---- GIVEN RECORDS
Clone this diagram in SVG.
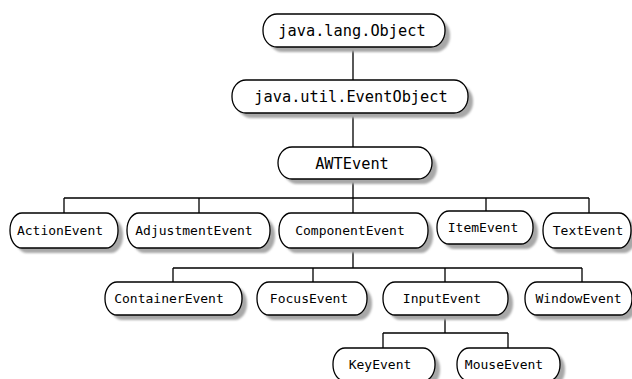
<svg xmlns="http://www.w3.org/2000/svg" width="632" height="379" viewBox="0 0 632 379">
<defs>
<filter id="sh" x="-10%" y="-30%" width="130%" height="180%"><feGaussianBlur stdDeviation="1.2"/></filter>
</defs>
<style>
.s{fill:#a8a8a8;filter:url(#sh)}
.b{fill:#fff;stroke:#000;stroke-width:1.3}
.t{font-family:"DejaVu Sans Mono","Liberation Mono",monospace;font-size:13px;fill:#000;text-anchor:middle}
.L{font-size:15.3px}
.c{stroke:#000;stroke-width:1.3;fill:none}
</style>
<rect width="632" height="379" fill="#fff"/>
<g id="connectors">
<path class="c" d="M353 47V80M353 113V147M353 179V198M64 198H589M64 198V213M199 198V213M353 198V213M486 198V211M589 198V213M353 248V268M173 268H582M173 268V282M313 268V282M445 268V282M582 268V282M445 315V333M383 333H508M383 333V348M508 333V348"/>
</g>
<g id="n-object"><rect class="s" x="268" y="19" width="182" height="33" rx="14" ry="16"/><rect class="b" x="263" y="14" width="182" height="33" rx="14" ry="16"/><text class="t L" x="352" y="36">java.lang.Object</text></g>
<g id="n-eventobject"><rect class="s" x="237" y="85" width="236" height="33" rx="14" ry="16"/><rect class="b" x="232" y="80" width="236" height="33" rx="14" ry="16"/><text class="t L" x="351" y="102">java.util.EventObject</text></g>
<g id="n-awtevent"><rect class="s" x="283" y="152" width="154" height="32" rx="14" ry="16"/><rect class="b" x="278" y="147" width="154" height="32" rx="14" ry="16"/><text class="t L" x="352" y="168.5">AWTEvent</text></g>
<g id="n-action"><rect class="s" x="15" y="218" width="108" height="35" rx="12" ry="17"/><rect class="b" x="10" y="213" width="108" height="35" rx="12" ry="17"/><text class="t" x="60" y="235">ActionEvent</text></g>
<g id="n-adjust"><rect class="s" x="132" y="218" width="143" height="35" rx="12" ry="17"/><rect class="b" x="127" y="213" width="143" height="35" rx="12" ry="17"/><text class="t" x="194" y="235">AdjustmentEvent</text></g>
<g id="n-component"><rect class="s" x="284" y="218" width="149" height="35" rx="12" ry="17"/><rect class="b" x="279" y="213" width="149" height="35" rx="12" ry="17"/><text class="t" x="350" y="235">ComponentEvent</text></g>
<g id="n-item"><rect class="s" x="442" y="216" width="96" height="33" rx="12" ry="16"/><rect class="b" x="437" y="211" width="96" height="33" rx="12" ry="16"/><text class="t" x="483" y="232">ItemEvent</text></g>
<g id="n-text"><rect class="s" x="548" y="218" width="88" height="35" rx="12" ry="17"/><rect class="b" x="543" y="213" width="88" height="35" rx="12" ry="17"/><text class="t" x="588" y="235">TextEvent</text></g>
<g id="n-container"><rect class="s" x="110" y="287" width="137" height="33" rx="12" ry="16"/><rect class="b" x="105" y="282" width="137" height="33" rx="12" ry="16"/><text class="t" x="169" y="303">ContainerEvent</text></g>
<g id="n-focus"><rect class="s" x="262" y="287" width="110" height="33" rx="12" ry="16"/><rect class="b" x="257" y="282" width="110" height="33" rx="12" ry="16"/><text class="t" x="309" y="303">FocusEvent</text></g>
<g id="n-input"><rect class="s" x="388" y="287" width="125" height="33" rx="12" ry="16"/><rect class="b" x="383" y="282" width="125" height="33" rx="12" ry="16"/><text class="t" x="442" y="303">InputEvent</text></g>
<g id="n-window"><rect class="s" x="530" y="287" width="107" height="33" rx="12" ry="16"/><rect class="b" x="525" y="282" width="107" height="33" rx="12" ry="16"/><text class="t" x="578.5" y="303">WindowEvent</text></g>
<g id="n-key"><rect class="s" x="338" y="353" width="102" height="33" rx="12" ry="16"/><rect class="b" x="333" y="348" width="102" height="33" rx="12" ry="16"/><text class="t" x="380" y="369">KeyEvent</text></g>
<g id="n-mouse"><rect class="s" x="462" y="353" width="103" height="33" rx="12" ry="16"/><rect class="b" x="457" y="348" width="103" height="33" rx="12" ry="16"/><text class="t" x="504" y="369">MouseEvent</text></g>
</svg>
--------
---- GIVEN RECORDS
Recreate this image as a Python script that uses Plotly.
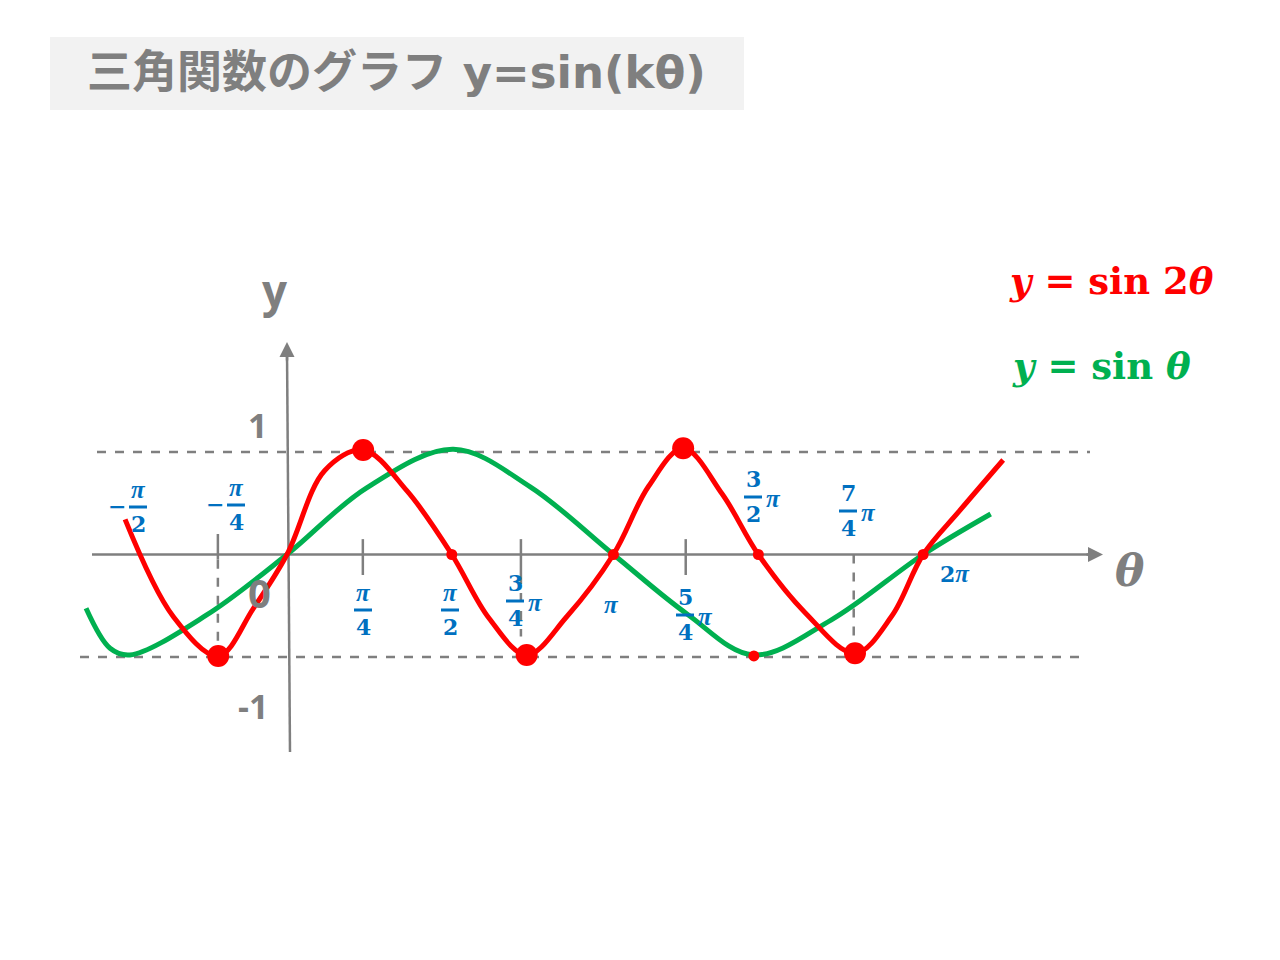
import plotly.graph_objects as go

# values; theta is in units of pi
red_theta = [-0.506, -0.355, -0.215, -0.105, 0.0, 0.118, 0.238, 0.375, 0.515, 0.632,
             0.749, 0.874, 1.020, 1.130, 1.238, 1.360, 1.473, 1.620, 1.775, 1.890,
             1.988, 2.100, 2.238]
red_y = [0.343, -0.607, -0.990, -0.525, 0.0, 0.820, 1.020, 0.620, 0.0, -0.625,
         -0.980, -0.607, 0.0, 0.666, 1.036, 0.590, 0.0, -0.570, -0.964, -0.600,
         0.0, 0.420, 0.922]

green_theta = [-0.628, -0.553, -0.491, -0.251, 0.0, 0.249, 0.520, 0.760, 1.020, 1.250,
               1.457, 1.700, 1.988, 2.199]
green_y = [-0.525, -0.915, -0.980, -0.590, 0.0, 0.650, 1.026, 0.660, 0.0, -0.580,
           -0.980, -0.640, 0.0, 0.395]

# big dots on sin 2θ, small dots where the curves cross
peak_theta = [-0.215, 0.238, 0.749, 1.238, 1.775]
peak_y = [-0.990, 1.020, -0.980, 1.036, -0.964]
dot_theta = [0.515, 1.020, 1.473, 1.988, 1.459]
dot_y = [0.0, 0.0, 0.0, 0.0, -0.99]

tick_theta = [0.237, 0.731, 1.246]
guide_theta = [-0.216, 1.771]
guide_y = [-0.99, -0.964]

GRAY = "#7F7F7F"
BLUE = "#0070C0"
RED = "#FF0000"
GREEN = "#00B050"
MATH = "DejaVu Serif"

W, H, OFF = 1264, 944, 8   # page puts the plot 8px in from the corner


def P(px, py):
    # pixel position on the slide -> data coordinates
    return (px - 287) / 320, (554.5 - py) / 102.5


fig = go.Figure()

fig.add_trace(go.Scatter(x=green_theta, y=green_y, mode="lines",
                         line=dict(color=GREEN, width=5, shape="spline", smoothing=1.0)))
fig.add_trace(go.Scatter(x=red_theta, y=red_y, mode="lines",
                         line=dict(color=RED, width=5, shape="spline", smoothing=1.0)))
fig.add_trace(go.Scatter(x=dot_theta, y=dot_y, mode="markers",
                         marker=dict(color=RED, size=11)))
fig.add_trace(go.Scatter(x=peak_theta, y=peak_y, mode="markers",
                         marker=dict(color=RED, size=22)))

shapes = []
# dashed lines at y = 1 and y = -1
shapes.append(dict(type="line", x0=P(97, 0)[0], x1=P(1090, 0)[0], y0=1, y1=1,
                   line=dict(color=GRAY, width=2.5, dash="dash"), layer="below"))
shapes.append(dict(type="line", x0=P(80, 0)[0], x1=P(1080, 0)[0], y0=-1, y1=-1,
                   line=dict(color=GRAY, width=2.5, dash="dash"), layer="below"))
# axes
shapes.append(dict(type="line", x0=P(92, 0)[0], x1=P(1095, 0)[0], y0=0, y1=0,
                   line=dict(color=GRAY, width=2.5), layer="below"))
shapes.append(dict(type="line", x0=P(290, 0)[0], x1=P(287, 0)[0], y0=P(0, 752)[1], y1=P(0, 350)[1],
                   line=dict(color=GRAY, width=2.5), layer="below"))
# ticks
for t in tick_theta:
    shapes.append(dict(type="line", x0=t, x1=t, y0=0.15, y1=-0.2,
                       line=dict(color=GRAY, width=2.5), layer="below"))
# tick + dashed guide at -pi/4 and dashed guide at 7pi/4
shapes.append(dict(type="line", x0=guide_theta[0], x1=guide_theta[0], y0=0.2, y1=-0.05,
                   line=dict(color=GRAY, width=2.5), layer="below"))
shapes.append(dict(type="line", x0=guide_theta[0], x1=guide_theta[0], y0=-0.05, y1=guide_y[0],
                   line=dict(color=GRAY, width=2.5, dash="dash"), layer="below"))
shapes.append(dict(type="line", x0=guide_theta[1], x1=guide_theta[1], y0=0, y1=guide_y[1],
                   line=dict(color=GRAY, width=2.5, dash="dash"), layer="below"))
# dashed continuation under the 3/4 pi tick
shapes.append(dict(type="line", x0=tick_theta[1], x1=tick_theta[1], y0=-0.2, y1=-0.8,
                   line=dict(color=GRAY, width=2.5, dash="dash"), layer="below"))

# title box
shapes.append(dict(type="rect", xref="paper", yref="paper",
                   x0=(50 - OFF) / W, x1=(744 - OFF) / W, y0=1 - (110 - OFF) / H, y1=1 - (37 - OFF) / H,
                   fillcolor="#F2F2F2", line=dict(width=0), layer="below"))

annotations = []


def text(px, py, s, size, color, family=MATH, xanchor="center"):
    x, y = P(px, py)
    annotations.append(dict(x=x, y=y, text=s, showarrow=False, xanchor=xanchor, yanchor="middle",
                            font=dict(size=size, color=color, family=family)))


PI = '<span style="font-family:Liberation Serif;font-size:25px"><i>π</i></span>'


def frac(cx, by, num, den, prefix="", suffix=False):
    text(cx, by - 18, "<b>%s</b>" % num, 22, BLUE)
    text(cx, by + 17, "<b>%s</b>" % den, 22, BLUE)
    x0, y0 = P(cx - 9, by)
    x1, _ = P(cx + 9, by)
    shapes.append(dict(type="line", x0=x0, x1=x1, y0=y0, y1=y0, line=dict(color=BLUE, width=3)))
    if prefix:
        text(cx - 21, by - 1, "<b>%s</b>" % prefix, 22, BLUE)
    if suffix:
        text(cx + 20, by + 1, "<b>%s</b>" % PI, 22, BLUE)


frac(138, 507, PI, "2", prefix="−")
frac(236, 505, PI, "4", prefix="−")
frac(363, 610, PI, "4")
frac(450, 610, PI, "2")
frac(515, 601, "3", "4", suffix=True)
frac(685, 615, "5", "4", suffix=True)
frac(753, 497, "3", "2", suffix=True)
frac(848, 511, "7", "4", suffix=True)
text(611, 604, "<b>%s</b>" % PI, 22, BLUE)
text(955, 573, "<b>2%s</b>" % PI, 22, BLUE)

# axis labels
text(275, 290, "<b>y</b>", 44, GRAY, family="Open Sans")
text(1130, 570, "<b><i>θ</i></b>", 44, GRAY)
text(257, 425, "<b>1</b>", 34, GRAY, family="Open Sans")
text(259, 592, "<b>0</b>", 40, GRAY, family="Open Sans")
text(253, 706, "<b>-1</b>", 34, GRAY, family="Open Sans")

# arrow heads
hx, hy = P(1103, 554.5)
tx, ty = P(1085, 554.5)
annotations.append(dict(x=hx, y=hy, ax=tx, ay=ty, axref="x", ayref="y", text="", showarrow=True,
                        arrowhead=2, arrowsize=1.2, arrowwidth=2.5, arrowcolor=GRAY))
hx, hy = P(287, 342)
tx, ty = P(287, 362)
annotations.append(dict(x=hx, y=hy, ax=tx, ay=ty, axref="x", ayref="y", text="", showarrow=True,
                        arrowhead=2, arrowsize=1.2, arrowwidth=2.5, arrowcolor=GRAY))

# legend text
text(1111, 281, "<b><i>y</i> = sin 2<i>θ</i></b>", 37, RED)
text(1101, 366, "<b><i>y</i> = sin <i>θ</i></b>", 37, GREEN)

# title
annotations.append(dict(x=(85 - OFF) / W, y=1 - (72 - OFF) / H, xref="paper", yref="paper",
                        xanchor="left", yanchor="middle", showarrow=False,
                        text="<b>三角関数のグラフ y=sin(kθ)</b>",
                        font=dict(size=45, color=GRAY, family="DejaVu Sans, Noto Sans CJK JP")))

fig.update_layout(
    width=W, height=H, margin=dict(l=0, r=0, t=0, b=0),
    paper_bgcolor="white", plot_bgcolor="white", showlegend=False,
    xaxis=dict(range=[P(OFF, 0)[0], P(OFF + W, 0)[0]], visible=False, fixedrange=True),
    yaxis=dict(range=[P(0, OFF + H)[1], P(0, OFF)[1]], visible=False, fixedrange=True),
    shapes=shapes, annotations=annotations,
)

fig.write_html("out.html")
--------
Looking above, find the stretch of lines that opens with the one holding "Recreate this image" and closes with the one holding "-0.980, -0.640, 0.0, 0.395]". Copy it exactly, pictures excluded.

**RESULT OF THE TASK**
Recreate this image as a Python script that uses Plotly.
import plotly.graph_objects as go

# values; theta is in units of pi
red_theta = [-0.506, -0.355, -0.215, -0.105, 0.0, 0.118, 0.238, 0.375, 0.515, 0.632,
             0.749, 0.874, 1.020, 1.130, 1.238, 1.360, 1.473, 1.620, 1.775, 1.890,
             1.988, 2.100, 2.238]
red_y = [0.343, -0.607, -0.990, -0.525, 0.0, 0.820, 1.020, 0.620, 0.0, -0.625,
         -0.980, -0.607, 0.0, 0.666, 1.036, 0.590, 0.0, -0.570, -0.964, -0.600,
         0.0, 0.420, 0.922]

green_theta = [-0.628, -0.553, -0.491, -0.251, 0.0, 0.249, 0.520, 0.760, 1.020, 1.250,
               1.457, 1.700, 1.988, 2.199]
green_y = [-0.525, -0.915, -0.980, -0.590, 0.0, 0.650, 1.026, 0.660, 0.0, -0.580,
           -0.980, -0.640, 0.0, 0.395]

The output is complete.